§ Directive
From the first line of the data down to and including the line with "inset_ticks = [-1000, 0, 1000, 2000, 3000, 4000, 5000]", copy everything exactly, leaving out pictures.

§ Information shown
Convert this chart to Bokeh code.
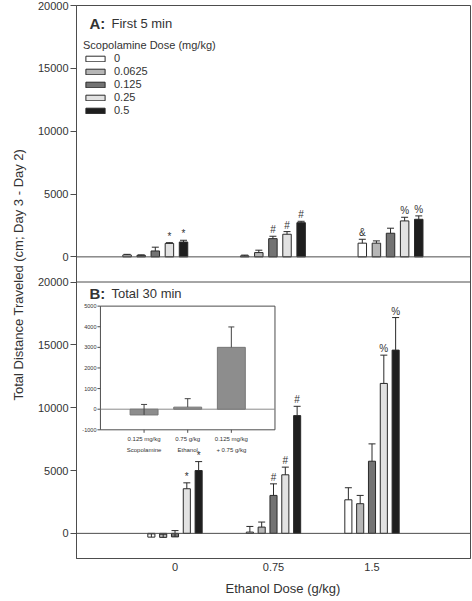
import numpy as np
from bokeh.plotting import figure
from bokeh.models import (Range1d, FixedTicker, Legend, LegendItem, Label, Span,
                          ColumnDataSource, Title)
from bokeh.core.properties import value
from bokeh.transform import dodge
from bokeh.embed import file_html
from bokeh.resources import INLINE

# ---------------- data ----------------
ethanol_doses = ["0", "0.75", "1.5"]            # x categories (g/kg)
group_x = [1, 2, 3]                              # numeric group positions
scop_doses = ["0", "0.0625", "0.125", "0.25", "0.5"]   # legend (mg/kg)
scop_colors = ["#ffffff", "#b6b6b6", "#737373", "#e2e2e2", "#1e1e1e"]

# Panel A: first 5 min (one list per scopolamine dose, over ethanol doses)
a_mean = [
    [150, 80, 1090],
    [120, 340, 1090],
    [470, 1450, 1880],
    [1070, 1800, 2860],
    [1180, 2720, 2990],
]
a_err = [
    [50, 60, 310],
    [40, 190, 180],
    [300, 190, 400],
    [60, 210, 290],
    [140, 110, 270],
]
a_marks = [
    ["", "", "&"],
    ["", "", ""],
    ["", "#", ""],
    ["*", "#", "%"],
    ["*", "#", "%"],
]

# Panel B: total 30 min
b_mean = [
    [-300, 100, 2670],
    [-320, 500, 2360],
    [-280, 3020, 5740],
    [3550, 4660, 11930],
    [5000, 9370, 14580],
]
b_err = [
    [260, 450, 960],
    [250, 400, 660],
    [500, 920, 1380],
    [470, 610, 2250],
    [710, 740, 2590],
]
b_marks = [
    ["", "", ""],
    ["", "", ""],
    ["", "#", ""],
    ["*", "#", "%"],
    ["*", "#", "%"],
]

# Inset (panel B)
inset_x = [1, 2, 3]
inset_line1 = ["0.125 mg/kg", "0.75 g/kg", "0.125 mg/kg"]
inset_line2 = ["Scopolamine", "Ethanol", "+ 0.75 g/kg"]
inset_mean = [-280, 100, 3000]
inset_err = [510, 410, 990]
inset_ticks = [-1000, 0, 1000, 2000, 3000, 4000, 5000]

y_ticks = [0, 5000, 10000, 15000, 20000]
panel_titles = [("A:", "First 5 min"), ("B:", "Total 30 min")]
y_title = "Total Distance Traveled (cm; Day 3 - Day 2)"
x_title = "Ethanol Dose (g/kg)"
legend_title = "Scopolamine Dose (mg/kg)"

# ---------------- layout constants ----------------
FONT = "Liberation Sans"
INK = "#333333"
EDGE = "#2a2a2a"
FRAME = "#4d4d4d"
offsets = [-0.24, -0.12, 0.0, 0.12, 0.24]
BAR_W = 0.072
Y_LO, Y_HI = -2000, 20000
A_SHIFT = 22000          # panel A stacked above panel B on one frame

p = figure(frame_width=394, frame_height=553, x_range=Range1d(0, 4),
           y_range=Range1d(Y_LO, Y_HI + A_SHIFT),
           output_backend="svg", toolbar_location=None,
           min_border_left=75, min_border_right=1,
           min_border_top=5, min_border_bottom=10)
p.xgrid.visible = False
p.ygrid.visible = False
p.outline_line_color = FRAME
p.outline_line_width = 1
p.background_fill_color = "white"
p.border_fill_color = "white"

# y axis: ticks for both panels
ticks = sorted(set(list(y_ticks) + [t + A_SHIFT for t in y_ticks]))
overrides = {t: str(t) for t in y_ticks}
overrides.update({t + A_SHIFT: str(t) for t in y_ticks})
p.yaxis.ticker = FixedTicker(ticks=ticks)
p.yaxis.major_label_overrides = overrides
p.yaxis.minor_tick_line_color = None
p.yaxis.major_tick_in = 0
p.yaxis.major_tick_out = 6
p.yaxis.major_tick_line_color = FRAME
p.yaxis.axis_line_color = FRAME
p.yaxis.major_label_text_font = FONT
p.yaxis.major_label_text_font_size = "11px"
p.yaxis.major_label_text_color = INK
p.yaxis.major_label_standoff = 2

p.xaxis.ticker = FixedTicker(ticks=group_x)
p.xaxis.major_label_overrides = {g: lab for g, lab in zip(group_x, ethanol_doses)}
p.xaxis.minor_tick_line_color = None
p.xaxis.major_tick_in = 0
p.xaxis.major_tick_out = 0
p.xaxis.axis_line_color = FRAME
p.xaxis.major_label_text_font = FONT
p.xaxis.major_label_text_font_size = "11px"
p.xaxis.major_label_text_color = INK
p.xaxis.major_label_standoff = 4

# axis titles as side titles (so they can be positioned like the original)
p.add_layout(Title(text=x_title, align="left", offset=149, standoff=10,
                   text_font=FONT, text_font_size="13px", text_font_style="normal",
                   text_color=INK), "below")
p.add_layout(Title(text=y_title, align="left", offset=158, standoff=17,
                   text_font=FONT, text_font_size="13px", text_font_style="normal",
                   text_color=INK), "left")

# panel separator and zero lines
p.add_layout(Span(location=Y_HI, dimension="width", line_color=FRAME, line_width=1))
p.add_layout(Span(location=0, dimension="width", line_color=FRAME, line_width=1))
p.add_layout(Span(location=A_SHIFT, dimension="width", line_color=FRAME, line_width=1))

subA = p.subplot(x_source=Range1d(0.33, 3.68), y_source=Range1d(Y_LO, Y_HI),
                 x_target=Range1d(0, 4), y_target=Range1d(Y_LO + A_SHIFT, Y_HI + A_SHIFT))
subB = p.subplot(x_source=Range1d(0, 4), y_source=Range1d(Y_LO, Y_HI),
                 x_target=Range1d(0, 4), y_target=Range1d(Y_LO, Y_HI))


def draw_panel(sub, means, errs, marks):
    rends = []
    for i in range(len(scop_doses)):
        src = ColumnDataSource(dict(
            x=group_x, top=means[i],
            up=[m + e for m, e in zip(means[i], errs[i])],
            mark=marks[i]))
        xs = dodge("x", offsets[i])
        r = sub.vbar(x=xs, top="top", bottom=0, width=BAR_W, source=src,
                     fill_color=scop_colors[i], line_color=EDGE, line_width=1)
        sub.segment(x0=xs, y0="top", x1=xs, y1="up", source=src,
                    line_color=EDGE, line_width=1)
        sub.scatter(x=xs, y="up", marker="dash", size=7, source=src,
                    line_color=EDGE, line_width=1)
        sub.text(x=xs, y="up", text="mark", source=src, text_align="center",
                 text_baseline="bottom", y_offset=-1,
                 text_font=value(FONT), text_font_size="10px", text_color=INK)
        rends.append(r)
    return rends


rA = draw_panel(subA, a_mean, a_err, a_marks)
rB = draw_panel(subB, b_mean, b_err, b_marks)

# ---------------- inset ----------------
IX0, IX1 = 0, 4
IY0, IY1 = inset_ticks[0], inset_ticks[-1]
subI = p.subplot(x_source=Range1d(IX0, IX1), y_source=Range1d(IY0, IY1),
                 x_target=Range1d(0.243, 2.015), y_target=Range1d(8240, 18080))
subI.quad(left=[IX0], right=[IX1], bottom=[IY0], top=[IY1],
          fill_color="white", line_color=FRAME, line_width=1)
subI.segment(x0=[IX0], y0=[0], x1=[IX1], y1=[0], line_color="#8a8a8a", line_width=1)
isrc = ColumnDataSource(dict(x=inset_x, top=inset_mean,
                             up=[m + e for m, e in zip(inset_mean, inset_err)],
                             l1=inset_line1, l2=inset_line2,
                             base=[IY0] * len(inset_x)))
subI.vbar(x="x", top="top", bottom=0, width=0.64, source=isrc,
          fill_color="#8d8d8d", line_color="#777777", line_width=1)
subI.segment(x0="x", y0="top", x1="x", y1="up", source=isrc, line_color="#444", line_width=1)
subI.scatter(x="x", y="up", marker="dash", size=6, source=isrc, line_color="#444")
tsrc = ColumnDataSource(dict(y=inset_ticks, x=[IX0] * len(inset_ticks),
                             lab=[str(t) for t in inset_ticks]))
subI.ray(x="x", y="y", length=3, length_units="screen", angle=np.pi, source=tsrc,
         line_color=FRAME)
subI.text(x="x", y="y", text="lab", source=tsrc, x_offset=-4, text_align="right",
          text_baseline="middle", text_font=value(FONT), text_font_size="5.5px",
          text_color=INK)
subI.ray(x="x", y="base", length=3, length_units="screen", angle=-np.pi / 2,
         source=isrc, line_color=FRAME)
subI.text(x="x", y="base", text="l1", source=isrc, y_offset=6, text_align="center",
          text_baseline="top", text_font=value(FONT), text_font_size="6px",
          text_color=INK)
subI.text(x="x", y="base", text="l2", source=isrc, y_offset=17, text_align="center",
          text_baseline="top", text_font=value(FONT), text_font_size="6px",
          text_color=INK)

# ---------------- legend ----------------
legend = Legend(items=[LegendItem(label=s, renderers=[r]) for s, r in zip(scop_doses, rA)],
                location=(7, 442), title=legend_title,
                title_text_font=FONT, title_text_font_size="11px",
                title_text_font_style="normal", title_text_color=INK,
                title_standoff=1,
                label_text_font=FONT, label_text_font_size="11px",
                label_text_color=INK, label_standoff=7,
                glyph_width=24, glyph_height=7, label_height=12, spacing=1,
                padding=0, margin=0, border_line_alpha=0, background_fill_alpha=0)
p.add_layout(legend)

# ---------------- panel titles ----------------
title_y = [18560 + A_SHIFT, 19120]
for (bold, rest), ypos in zip(panel_titles, title_y):
    p.add_layout(Label(x=13, y=ypos, x_units="screen", y_units="data", text=bold,
                       text_font=FONT, text_font_size="15px", text_font_style="bold",
                       text_color=INK, text_baseline="middle"))
    p.add_layout(Label(x=35, y=ypos, x_units="screen", y_units="data", text=rest,
                       text_font=FONT, text_font_size="13px",
                       text_color=INK, text_baseline="middle"))

open("out.html", "w").write(file_html(p, INLINE))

§ Output of the exercise
Convert this chart to Bokeh code.
import numpy as np
from bokeh.plotting import figure
from bokeh.models import (Range1d, FixedTicker, Legend, LegendItem, Label, Span,
                          ColumnDataSource, Title)
from bokeh.core.properties import value
from bokeh.transform import dodge
from bokeh.embed import file_html
from bokeh.resources import INLINE

# ---------------- data ----------------
ethanol_doses = ["0", "0.75", "1.5"]            # x categories (g/kg)
group_x = [1, 2, 3]                              # numeric group positions
scop_doses = ["0", "0.0625", "0.125", "0.25", "0.5"]   # legend (mg/kg)
scop_colors = ["#ffffff", "#b6b6b6", "#737373", "#e2e2e2", "#1e1e1e"]

# Panel A: first 5 min (one list per scopolamine dose, over ethanol doses)
a_mean = [
    [150, 80, 1090],
    [120, 340, 1090],
    [470, 1450, 1880],
    [1070, 1800, 2860],
    [1180, 2720, 2990],
]
a_err = [
    [50, 60, 310],
    [40, 190, 180],
    [300, 190, 400],
    [60, 210, 290],
    [140, 110, 270],
]
a_marks = [
    ["", "", "&"],
    ["", "", ""],
    ["", "#", ""],
    ["*", "#", "%"],
    ["*", "#", "%"],
]

# Panel B: total 30 min
b_mean = [
    [-300, 100, 2670],
    [-320, 500, 2360],
    [-280, 3020, 5740],
    [3550, 4660, 11930],
    [5000, 9370, 14580],
]
b_err = [
    [260, 450, 960],
    [250, 400, 660],
    [500, 920, 1380],
    [470, 610, 2250],
    [710, 740, 2590],
]
b_marks = [
    ["", "", ""],
    ["", "", ""],
    ["", "#", ""],
    ["*", "#", "%"],
    ["*", "#", "%"],
]

# Inset (panel B)
inset_x = [1, 2, 3]
inset_line1 = ["0.125 mg/kg", "0.75 g/kg", "0.125 mg/kg"]
inset_line2 = ["Scopolamine", "Ethanol", "+ 0.75 g/kg"]
inset_mean = [-280, 100, 3000]
inset_err = [510, 410, 990]
inset_ticks = [-1000, 0, 1000, 2000, 3000, 4000, 5000]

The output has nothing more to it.